また、ソーシャルゲームには大きく分けて自社オリジナルIPものと、漫画作品などを原作とした既存IPものの2種類があるが、どちらも大量のインプットがどうしても必要になる。他社から預かったIPやファンの期待を裏切らないためにも、長年続く物語や多数のキャラクターに対する愛情やモチベーションを忘れてはいけない。
最後に、チームワークを活かす方法が語られた。チームメンバーはみなが同じ能力を持っているというよりも、各々が何かひとつ強みを持っていると認識するべきだ。

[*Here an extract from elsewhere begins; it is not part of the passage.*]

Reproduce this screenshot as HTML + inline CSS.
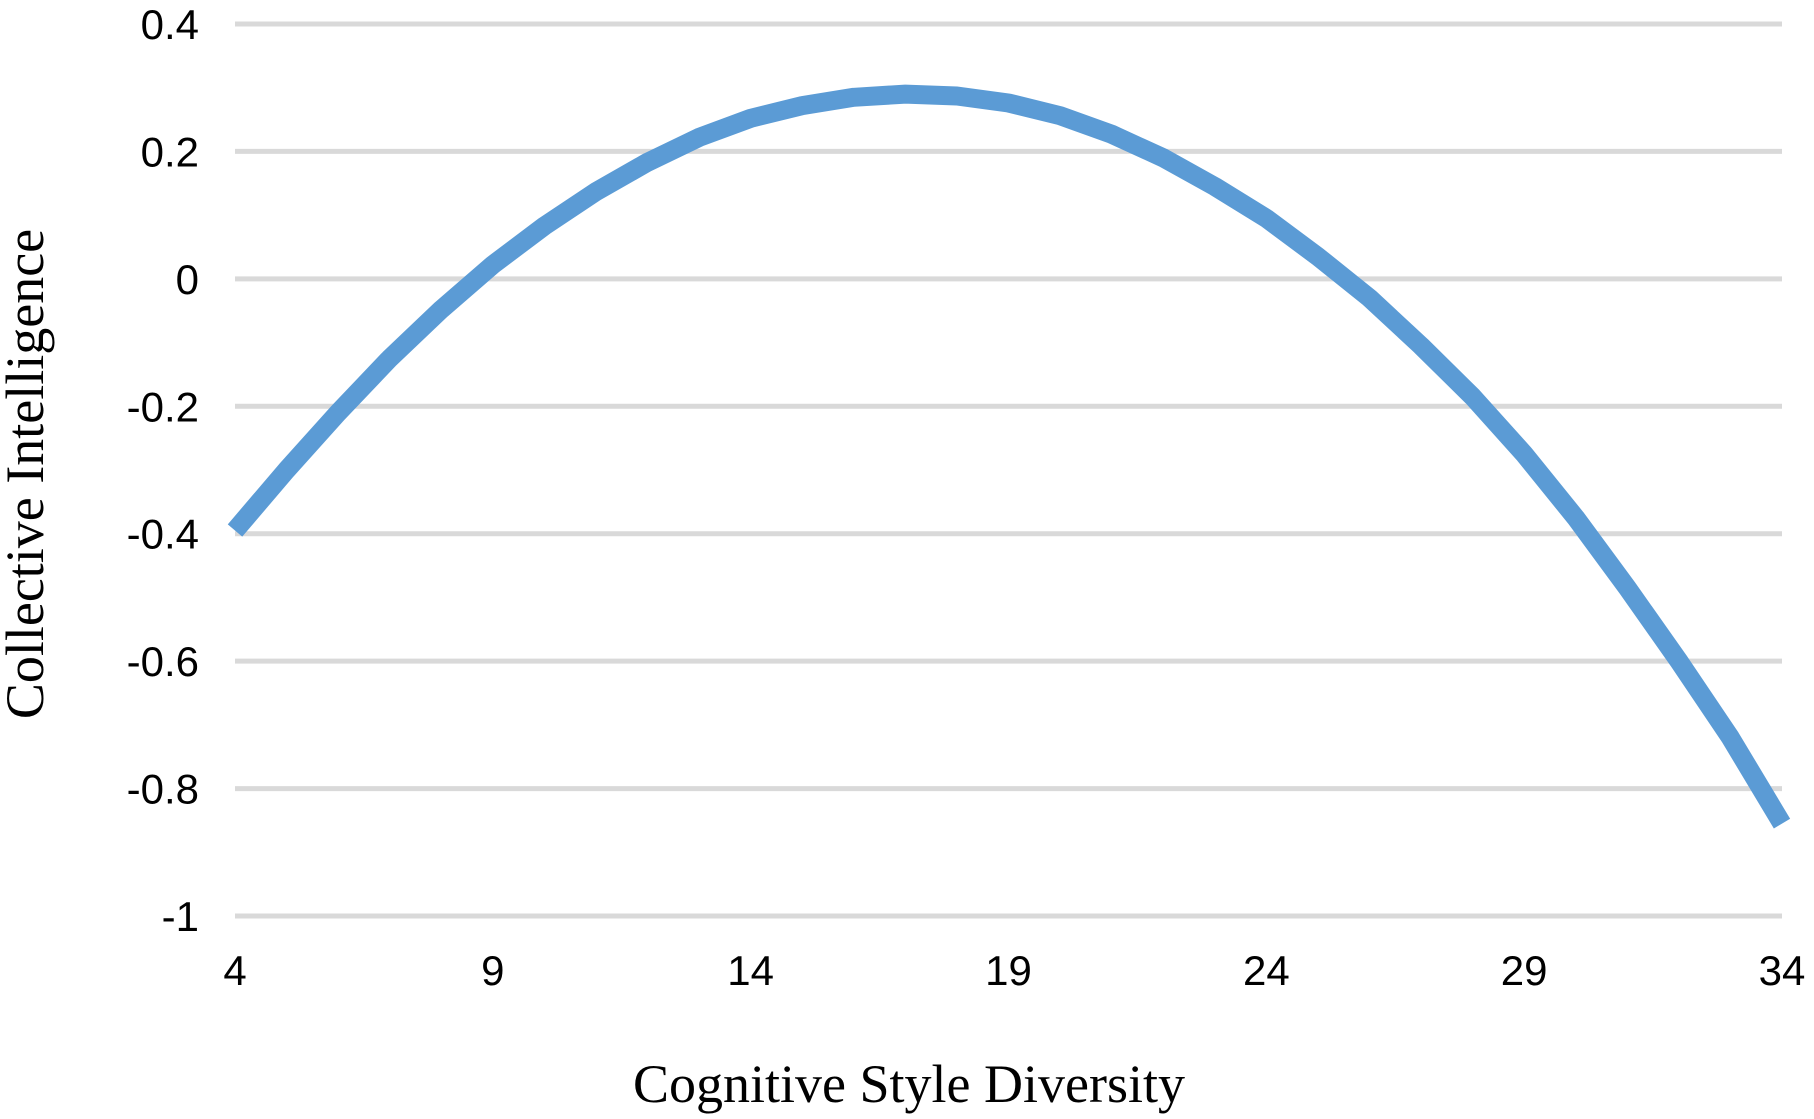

そうすることで、個々の強みや個性を活かすタイミングが見えてくる。
「弱み」というものは会社の中のチームでサポートすることによって解決できるため、それよりも「強み・個性」を活かしてチームをけん引することが重要だそうだ。
サイバーエージェントでも、上記に挙げられた3点が活躍している人物像として共通しているとのこと。それに加えて、「いいものを作るために手段を選ばずに動ける人」ほど、活躍しているという。
すなわち、私はこういうものを作りたい、より良いものにしたいと思った時に、自分から動いてほかの子会社の人にヒヤリングできる人、つまり自分の会社やチームだけにとどまらずに、能動的に話を聞きにいける人が印象的に活躍している。さらに、サイバーエージェントの場合は先ほど述べたように、子会社の繋がりがあるため、そのような活動をしやすい環境でもあるという。